Proof of extremum principle, real analysis

Question

In his book "Analysis I", Terence provides the proof of extremum principle, saying that each function with bounded domain must obtain maxima/minima. In previuos theorem it is already shown that each continuous function with bounded domain is bounded.

$\textbf{Proposition 9.6.7}$ Let $a,b \in \mathbb{R}: a<b$; $X \subset \mathbb{R}$ and let $f: X \to \mathbb{R}$, f is continuous. Then $f$ must obtain maxima/minima at some point $x_{max} / x_{min} \in [a,b]$

In the proof he provides a set $E = \{ f(x): x \in [a,b]\}$ and says maxima is attained with the value of $\sup(E)$ since $\forall x \in [a,b]: x \leq \sup(E)$, which is pretty clear to me.

What I cann not understand is that he says that further, it is necessary to find some $x_{max}$ which satisfies $f(x_{max}) = \sup(E)$. Does its existence not follow naturally from the definition of the set $E$?

Answer 1

No, not really. Imagine you would deviate from your $E$ a bit. For example for $f(x)=\frac{1}{x}$ we could write down $$E:=\{\frac{1}{x}:x\in (1,2]\}.$$ Please note, that the intervall in $E$ is not compact anymore. Then $$\sup(E)=1\geq\frac{1}{x}\mbox{ if }x\in(1,2].$$ Now suppose $1\in E$, which would mean there exists an $x_{max}\in (1,2]$ such that $\frac{1}{x_{max}}=1$. Hence $x_{max}=1$, which is a contradiction.

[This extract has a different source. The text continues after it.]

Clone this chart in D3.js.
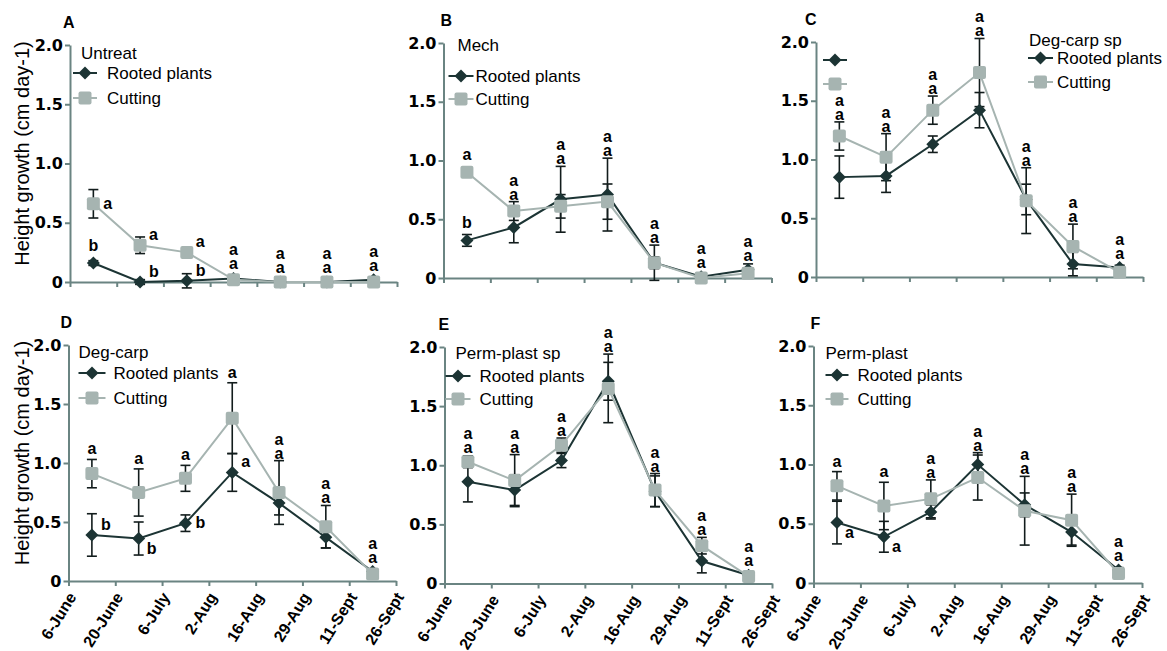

Hence more work is needed, in which you need to use the compactness of $[a,b]$, see Fred's answer.

Answer 2

First of all: it should read: $\forall x \in [a,b]: f(x) \leq \sup(E)$.

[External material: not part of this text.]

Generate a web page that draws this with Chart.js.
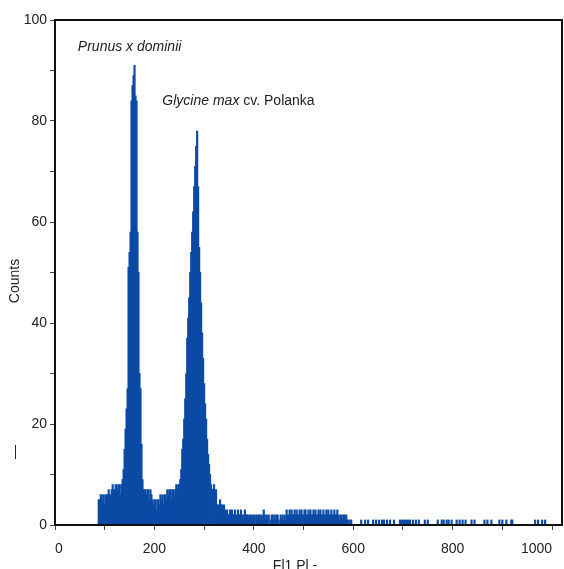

Without the continuity of $f$ you can not garantee that there is some $x_0 \in [a,b]$ with $f(x_0) =\sup(E)$. Example:

Let $a=0,b=1$ and

$g(x):=x $ for $x \in [0,1)$ and $g(1):=0$. Then $\sup(E)=1$, but $g(x)<1$ for all $x \in [0,1]$.

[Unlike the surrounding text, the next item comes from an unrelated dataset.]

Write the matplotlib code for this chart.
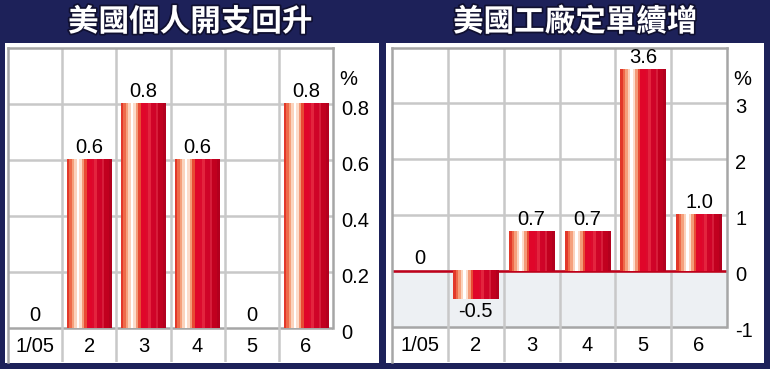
import numpy as np
import matplotlib
matplotlib.use("Agg")
import matplotlib.pyplot as plt
import matplotlib.patheffects as pe
from matplotlib.patches import Rectangle
from matplotlib.transforms import ScaledTranslation

# data
months = ["1/05", "2", "3", "4", "5", "6"]
spending = [0, 0.6, 0.8, 0.6, 0, 0.8]
spending_labels = ["0", "0.6", "0.8", "0.6", "0", "0.8"]
orders = [0, -0.5, 0.7, 0.7, 3.6, 1.0]
orders_labels = ["0", "-0.5", "0.7", "0.7", "3.6", "1.0"]
title_left = "美國個人開支回升"
title_right = "美國工廠定單續增"
ticks_left = [0, 0.2, 0.4, 0.6, 0.8]
ticks_left_labels = ["0", "0.2", "0.4", "0.6", "0.8"]
ticks_right = [-1, 0, 1, 2, 3]
ticks_right_labels = ["-1", "0", "1", "2", "3"]

NAVY = "#1d2159"
GRID = "#c8c8c8"
FRAME = "#a6a6a6"
NUMFONT = ["Liberation Sans", "DejaVu Sans"]
CJKFONT = ["Noto Sans CJK TC", "DejaVu Sans"]

# vertical stripes used to fake the shaded bars
stripes = ["#e2382a", "#ee6a4a", "#f5a07c", "#fbd3bd", "#ffffff", "#fcdccb",
           "#f39a78", "#e84a34", "#e0062a", "#e0062a", "#dc0a2e", "#e3243e",
           "#d00428", "#cf0328", "#d61d3a", "#c2001f", "#c0001f", "#b3001e"]
stripe_img = np.array([[matplotlib.colors.to_rgb(c) for c in stripes]])

W, H = 770, 369
fig = plt.figure(figsize=(W / 100, H / 100), dpi=100)
fig.patch.set_facecolor(NAVY)

# white panels
for x0, x1 in [(5, 379), (386, 764)]:
    fig.patches.append(Rectangle((x0 / W, 6 / H), (x1 - x0) / W, (363 - 43) / H,
                                 transform=fig.transFigure, facecolor="white",
                                 edgecolor="none", zorder=-5))

for cx, t in [(190, title_left), (575, title_right)]:
    fig.text(cx / W, 1 - 22 / H, t, ha="center", va="center", color="white",
             fontsize=22, fontweight="bold", family=CJKFONT,
             path_effects=[pe.withStroke(linewidth=2.5, foreground="#101030")])


def draw_panel(rect, values, labels, ybottom, ytop, ticks, tick_labels, negative_band):
    ax = fig.add_axes(rect)
    ax.set_facecolor("none")
    n = len(values)
    ax.spines["bottom"].set_visible(False)
    for s in ["left", "top", "right"]:
        ax.spines[s].set_color(FRAME)
        ax.spines[s].set_linewidth(1.8)
    low = -1 if negative_band else 0
    ax.spines["right"].set_bounds(low, ytop)

    if negative_band:
        ax.axhspan(-1, 0, color="#edf0f3", zorder=0)
    # grid
    for t in ticks:
        if t > low:
            ax.axhline(t, color=GRID, lw=1.8, zorder=1)
    ax.axhline(low, color=FRAME, lw=1.8, zorder=1)
    for i in range(1, n):
        ax.axvline(i - 0.5, color=GRID, lw=1.8, zorder=1)
    if negative_band:
        ax.axhline(0, color="#c0001a", lw=1.8, zorder=2)

    w = 0.82
    for i, v in enumerate(values):
        if v != 0:
            ax.imshow(stripe_img, extent=[i - w / 2, i + w / 2, 0, v], aspect="auto",
                      interpolation="nearest", zorder=3)
        if v < 0:
            ax.annotate(labels[i], (i, v), xytext=(0, -2), textcoords="offset points",
                        ha="center", va="top", fontsize=14.5, family=NUMFONT)
        else:
            ax.annotate(labels[i], (i, v), xytext=(0, 2), textcoords="offset points",
                        ha="center", va="bottom", fontsize=14.5, family=NUMFONT)
    ax.set_xlim(-0.5, n - 0.5)
    ax.set_ylim(ybottom, ytop)

    # month labels in the row under the plot
    for i, m in enumerate(months):
        ax.text(i, (low + ybottom) / 2 - (ytop - ybottom) * 0.004, m, ha="center",
                va="center", fontsize=14.5, family=NUMFONT)

    ax.set_xticks([])
    ax.yaxis.tick_right()
    ax.set_yticks(ticks)
    ax.set_yticklabels(tick_labels, family=NUMFONT, fontsize=14.5)
    ax.tick_params(axis="y", length=0, pad=6)
    off = ScaledTranslation(0, -3 / 100, fig.dpi_scale_trans)
    for lab in ax.get_yticklabels():
        lab.set_transform(lab.get_transform() + off)
    ax.text(1.02, 0.9, "%", transform=ax.transAxes, ha="left", va="center",
            fontsize=14.5, family=NUMFONT)
    return ax


ax1 = draw_panel([8 / W, 7 / H, 325 / W, 314 / H], spending, spending_labels,
                 -0.121, 1.0, ticks_left, ticks_left_labels, False)
ax2 = draw_panel([392 / W, 7 / H, 335 / W, 314 / H], orders, orders_labels,
                 -1.625, 3.98, ticks_right, ticks_right_labels, True)

fig.savefig("out.png", dpi=100, facecolor=NAVY)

If $f$ is continuous, then we have some $x_0 \in [a,b]$ with $f(x_0) =\sup(E)$ !

Proof: there is a sequence $(x_n)$ in $[a,b]$ such that $f(x_n) \to \sup (E)$.

$(x_n)$ contains a convergent subsequenc $(x_{n_k})$ wit limit $x_0 \in [a,b]$.

Then, by continuity, $ \sup(E)= \lim_{k \to \infty }f(x_{n_k})=f(x_0)$.